La Chine a également appelé à l’organisation, dès que possible, d’un sommet international pour la paix « plus autoritaire, de plus grande envergure et plus efficace » afin de reprendre les pourparlers de paix et de formuler un calendrier et une feuille de route en vue de la création d’un État palestinien. Cette proposition, diffusée à la suite d’un appel entre M. Wang et son homologue de l’Autorité palestinienne, Riyad al-Maliki, vise à renforcer le prestige international de la Chine.
Israël a toujours préféré les négociations bilatérales et s’est méfié des forums multilatéraux. En outre, Israël a repoussé les efforts de la Chine pour se présenter comme un intermédiaire impartial. « Lorsque des gens sont assassinés, massacrés dans les rues, ce n’est pas le moment d’appeler à une solution à deux États », a répondu un haut fonctionnaire de l’ambassade d’Israël à Pékin.

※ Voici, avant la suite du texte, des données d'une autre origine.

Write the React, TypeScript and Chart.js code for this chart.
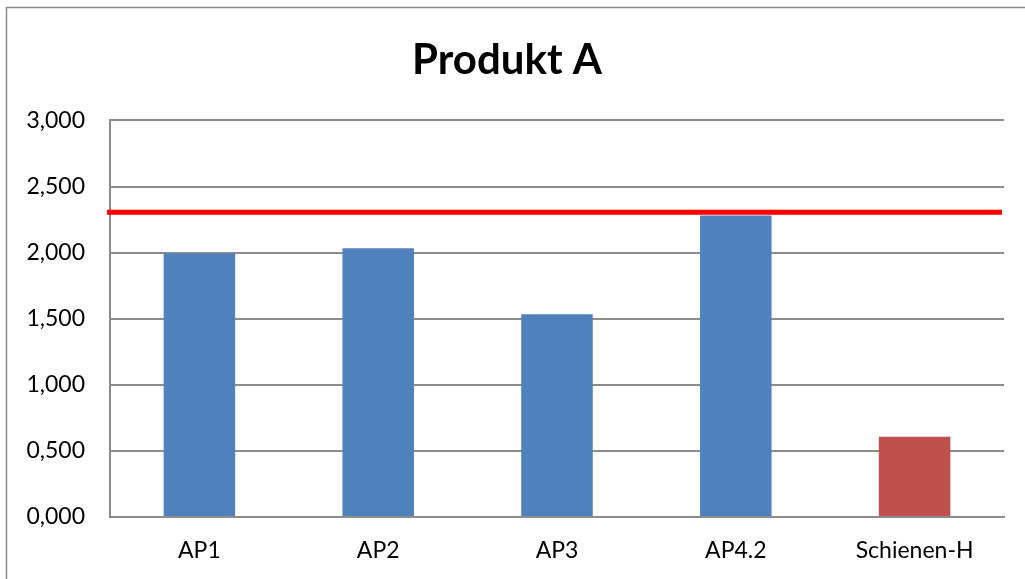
import React, { useEffect, useRef } from "react";
import { Chart, registerables } from "chart.js";

Chart.register(...registerables);

const categories = ["AP1", "AP2", "AP3", "AP4.2", "Schienen-H"];
const values = [1.995, 2.033, 1.534, 2.28, 0.607];
const barColors = ["#4F81BD", "#4F81BD", "#4F81BD", "#4F81BD", "#C0504D"];
const limitValue = 2.305;
const titleText = "Produkt A";
const yMin = 0;
const yMax = 3;
const yStep = 0.5;

const limitLinePlugin = {
  id: "limitLine",
  afterDatasetsDraw(chart: any) {
    const { ctx, chartArea, scales } = chart;
    const y = scales.y.getPixelForValue(limitValue);
    ctx.save();
    ctx.strokeStyle = "#FF0000";
    ctx.lineWidth = 5;
    ctx.beginPath();
    ctx.moveTo(chartArea.left - 3, y);
    ctx.lineTo(chartArea.right - 2, y);
    ctx.stroke();
    ctx.restore();
  },
};

const framePlugin = {
  id: "frame",
  beforeDraw(chart: any) {
    const { ctx, width, height } = chart;
    ctx.save();
    ctx.fillStyle = "#FFFFFF";
    ctx.fillRect(0, 0, width, height);
    ctx.strokeStyle = "#8A8A8A";
    ctx.lineWidth = 1.5;
    ctx.strokeRect(6.5, 7.5, width + 20, height + 20);
    ctx.restore();
  },
};

export default function App() {
  const ref = useRef<HTMLCanvasElement>(null);
  useEffect(() => {
    document.body.style.margin = "0";
    const chart = new Chart(ref.current as HTMLCanvasElement, {
      type: "bar",
      data: {
        labels: categories,
        datasets: [
          {
            data: values,
            backgroundColor: barColors,
            borderWidth: 0,
            categoryPercentage: 1,
            barPercentage: 0.4,
          },
        ],
      },
      options: {
        animation: false,
        responsive: false,
        maintainAspectRatio: false,
        layout: { padding: { left: 10, right: 21, top: 0, bottom: 0 } },
        plugins: {
          legend: { display: false },
          tooltip: { enabled: false },
          title: {
            display: true,
            text: titleText,
            color: "#000000",
            font: { family: "Lato", size: 42, weight: "bold" },
            padding: { top: 35, bottom: 35 },
          },
        },
        scales: {
          x: {
            afterFit: (s: any) => {
              s.height = 62;
            },
            grid: { display: false, drawTicks: false },
            border: { display: true, color: "#8C8C8C", width: 2 },
            ticks: {
              color: "#000000",
              font: { family: "Lato", size: 23 },
              padding: 20,
              maxRotation: 0,
            },
          },
          y: {
            min: yMin,
            max: yMax,
            afterFit: (s: any) => {
              s.width = 100;
            },
            grid: { color: "#8C8C8C", lineWidth: 2, drawTicks: false },
            border: { display: true, color: "#8C8C8C", width: 2 },
            ticks: {
              stepSize: yStep,
              padding: 25,
              color: "#000000",
              font: { family: "Lato", size: 23 },
              callback: (v: any) => Number(v).toFixed(3).replace(".", ","),
            },
          },
        },
      },
      plugins: [framePlugin, limitLinePlugin],
    });
    return () => chart.destroy();
  }, []);
  return (
    <div style={{ width: 1025, height: 579 }}>
      <canvas ref={ref} width={1025} height={579} style={{ display: "block" }} />
    </div>
  );
}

Il est grand temps pour Israël de repenser sa politique chinoise, en se basant sur l’évaluation lucide que la Chine adopte de plus en plus des positions anti-israéliennes.
Efraim Inbar est président de l’Institut de Jérusalem pour la stratégie et la sécurité et directeur du programme sur la stratégie, la diplomatie et la sécurité au Collège Shalem.